El calor es delicioso, la actividad es nula, salvo porque, más y más gente bonita llega, moja sus piernas, abre sus brazos y se dejan ver. Mirar y ser mirado, ver sin tocar, dejar saber las intenciones de ligue, alejarse si no hay éxito. El tiempo pasa lento, mi sudor me refresca. Pasan las horas, el tiempo muerto no tiene fin, el sol quema; una terrible y esbelta eslava se quita la toalla y deja ver un perfecto y soberbio rabo enmarcado en una tanga de color rosa con vivos negros, un par de francesas exhiben arrogantemente sus bikinis dorados. Italianos de dudosa riqueza rodean como lobos a las chiquillas que sin saberlo, ya despiertan el deseo de los hombres. Pienso hacer una foto pero no soy un turista y a decir verdad, esto es demasiado fantástico para ser mentira, reptar entre animales como estos y verlos respirar no es algo que una placa pueda registrar. No tiene sentido, pues casi cada veinte minutos, bestias se van y nuevas y más deslumbrantes llegan. Primero siento mucha calentura, pero sin darme cuenta, paso a un estado de éxtasis doloroso y luego, siento miedo, sí, mucho miedo. No soy un tipo duro, pero me jacto de haber enfrentado a diez gangsters africanos alguna vez. Sólo que esto es algo que simplemente va mas allá de lo que yo pueda tolerar. Se me sube la bilirrubina, pienso en cuentos para niños para calmar la sed y el hambre de carne. Si tan sólo pudiera nadar para refrescarme, pero es imposible. De un lado, un mar de culos y tetas, del otro, un océano lleno de animales venenosos. Quiero llorar. Se que Dios me ha perdonado porque que me ha olvidado del todo. De algún modo inexplicable me mantengo firme y planeo mi escape.

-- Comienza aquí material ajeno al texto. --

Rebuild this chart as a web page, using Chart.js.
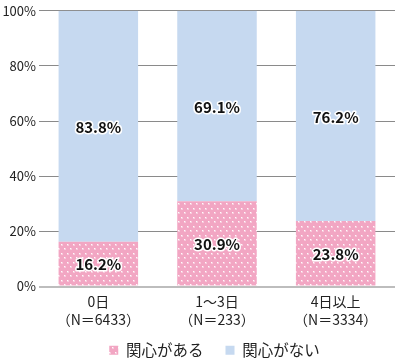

Al llegar a mi lado una portuguesa pequeña pero delineada por un dedo divino se que no podré seguir mas adelante; después de diez horas de observar y ser observado, es momento de hacer algo diferente. De un brinco me incorporo sacudiéndome el sopor y enfilo al mar cual flecha al cielo. Me zambullo. El agua fria me calma, nado y nado. Viro de regreso y me dispongo a salir corriendo de este cielo, pero, en la última ola, una maldita medusa se atasca en mi ojo derecho y sin embargo y paradójicamente, el dolor alivia mi corazon. Logro huir.

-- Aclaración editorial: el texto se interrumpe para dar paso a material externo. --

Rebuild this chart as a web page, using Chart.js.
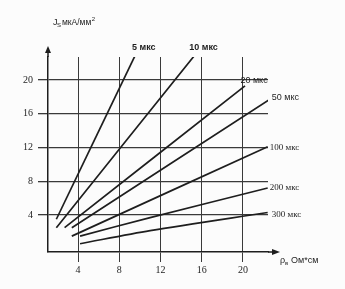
<!DOCTYPE html>
<html>
<head>
<meta charset="utf-8">
<script src="https://cdn.jsdelivr.net/npm/chart.js@4/dist/chart.umd.min.js"></script>
<style>
    html, body { margin: 0; padding: 0; background: #fcfcfc; }
    #wrap { width: 345px; height: 289px; }
</style>
</head>
<body>
<div id="wrap"><canvas id="chart" width="345" height="289"></canvas></div>
<script>
// tick labels
const X_TICKS = [4, 8, 12, 16, 20];
const Y_TICKS = [4, 8, 12, 16, 20];

// pulse durations (series names)
const SERIES = ['5 мкс', '10 мкс', '20 мкс', '50 мкс', '100 мкс', '200 мкс', '300 мкс'];

// rho (Ohm*cm) / Js (mkA/mm2), one pair of arrays per series
const RHO_5 = [1.9, 9.7];
const JS_5 = [3.5, 23.3];
const RHO_10 = [1.9, 15.5];
const JS_10 = [2.5, 23.2];
const RHO_20 = [2.7, 20.2];
const JS_20 = [2.5, 19.3];
const RHO_50 = [3.4, 22.6];
const JS_50 = [2.5, 17.7];
const RHO_100 = [3.4, 22.4];
const JS_100 = [1.5, 12.1];
const RHO_200 = [4.2, 11.0, 22.4];
const JS_200 = [1.5, 3.7, 7.2];
const RHO_300 = [4.2, 11.0, 22.4];
const JS_300 = [0.6, 2.15, 4.3];

const INK = '#1e1e1e';
const GRID = '#3a3a3a';

const seriesData = [
    [RHO_5, JS_5],
    [RHO_10, JS_10],
    [RHO_20, JS_20],
    [RHO_50, JS_50],
    [RHO_100, JS_100],
    [RHO_200, JS_200],
    [RHO_300, JS_300],
];

function toPoints(xs, ys) {
    return xs.map((x, i) => ({ x, y: ys[i] }));
}

// where each curve label sits relative to the end of its line
const LABEL_STYLE = [
    { dx: 7, dy: -5, align: 'center', font: 'bold 9px "Liberation Sans"' },
    { dx: 7, dy: -5, align: 'center', font: 'bold 9px "Liberation Sans"' },
    { dx: 9, dy: -5, align: 'center', font: '9px "Liberation Sans"' },
    { dx: 2, dy: -2, align: 'left', font: '9px "Liberation Sans"' },
    { dx: 2, dy: 1, align: 'left', font: '9px "Liberation Serif"' },
    { dx: 2, dy: 0, align: 'left', font: '9px "Liberation Serif"' },
    { dx: 4, dy: 2, align: 'left', font: '9px "Liberation Serif"' },
];

const decorations = {
    id: 'decorations',
    afterDatasetsDraw(chart) {
        const { ctx, chartArea } = chart;
        const { left, right, top, bottom } = chartArea;
        ctx.save();
        ctx.strokeStyle = INK;
        ctx.fillStyle = INK;
        ctx.lineWidth = 1.5;

        // axis extensions with arrows
        ctx.beginPath();
        ctx.moveTo(left, top);
        ctx.lineTo(left, top - 6);
        ctx.moveTo(right, bottom);
        ctx.lineTo(right + 6, bottom);
        ctx.stroke();

        ctx.beginPath();
        ctx.moveTo(left, top - 11);
        ctx.lineTo(left - 3, top - 4);
        ctx.lineTo(left + 3, top - 4);
        ctx.closePath();
        ctx.fill();

        ctx.beginPath();
        ctx.moveTo(right + 12, bottom);
        ctx.lineTo(right + 4, bottom - 3);
        ctx.lineTo(right + 4, bottom + 3);
        ctx.closePath();
        ctx.fill();

        // curve labels
        ctx.textBaseline = 'middle';
        chart.data.datasets.forEach((ds, i) => {
            const meta = chart.getDatasetMeta(i);
            const last = meta.data[meta.data.length - 1];
            const st = LABEL_STYLE[i];
            ctx.font = st.font;
            ctx.textAlign = st.align;
            ctx.fillText(ds.label, last.x + st.dx, last.y + st.dy);
        });

        // axis titles
        ctx.textAlign = 'left';
        ctx.textBaseline = 'alphabetic';
        ctx.font = '9px "Liberation Sans"';
        ctx.fillText('J', 53, 25);
        ctx.font = '6px "Liberation Sans"';
        ctx.fillText('S', 57, 27);
        ctx.font = '8.5px "Liberation Sans"';
        ctx.fillText('мкА/мм', 62, 25);
        const w = ctx.measureText('мкА/мм').width;
        ctx.font = '6px "Liberation Sans"';
        ctx.fillText('2', 62 + w + 0.5, 21);

        ctx.font = '9px "Liberation Sans"';
        ctx.fillText('ρ', 280, 263);
        ctx.font = '6px "Liberation Sans"';
        ctx.fillText('в', 285, 265);
        ctx.font = '9px "Liberation Sans"';
        ctx.fillText('Ом*см', 291, 263);
        ctx.restore();
    },
};

new Chart(document.getElementById('chart'), {
    type: 'scatter',
    data: {
        datasets: seriesData.map(([xs, ys], i) => ({
            label: SERIES[i],
            data: toPoints(xs, ys),
            showLine: true,
            borderColor: INK,
            borderWidth: 1.7,
            pointRadius: 0,
            tension: 0.3,
        })),
    },
    options: {
        responsive: false,
        animation: false,
        events: [],
        layout: {
            padding: { left: 0, top: 57, right: 77, bottom: 0 },
        },
        plugins: {
            legend: { display: false },
            tooltip: { enabled: false },
        },
        scales: {
            x: {
                type: 'linear',
                min: 1.09,
                max: 22.43,
                afterFit(scale) { scale.height = 37; },
                afterBuildTicks(axis) { axis.ticks = X_TICKS.map((v) => ({ value: v })); },
                grid: {
                    color: GRID,
                    lineWidth: 1,
                    tickLength: 10,
                    tickColor: GRID,
                },
                border: { color: INK, width: 1.5 },
                ticks: {
                    color: INK,
                    padding: 2,
                    font: { family: '"Liberation Serif"', size: 10 },
                },
            },
            y: {
                type: 'linear',
                min: -0.38,
                max: 22.72,
                afterFit(scale) { scale.width = 48; },
                afterBuildTicks(axis) { axis.ticks = Y_TICKS.map((v) => ({ value: v })); },
                grid: {
                    color: GRID,
                    lineWidth: 1.3,
                    tickLength: 10,
                    tickColor: GRID,
                },
                border: { color: INK, width: 1.5 },
                ticks: {
                    color: INK,
                    padding: 5,
                    font: { family: '"Liberation Serif"', size: 10 },
                },
            },
        },
    },
    plugins: [decorations],
});
</script>
</body>
</html>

Más tarde, de regreso a Little Haiti que es donde me alojo, la realidad del ghetto disipa mis temores. La pobreza y la quiebra, los locales cerrados y olvidados, los vendedores de crack y cocaína rebajada me detienen a cada paso. Suena extraño, más, la existencia de los despojados restablece en mi la cordura pero sobre todo: me permite bajar la guardia. Aquí no hay ocupas. Sólo el paraíso latino en medio de la pesadilla americana en este vendaval económico que no parece tener fin. Una calcomanía en mi puerta reza: “Libia es libre, Cuba muy pronto”. Como olvidarlo, I am in Miami, bitch.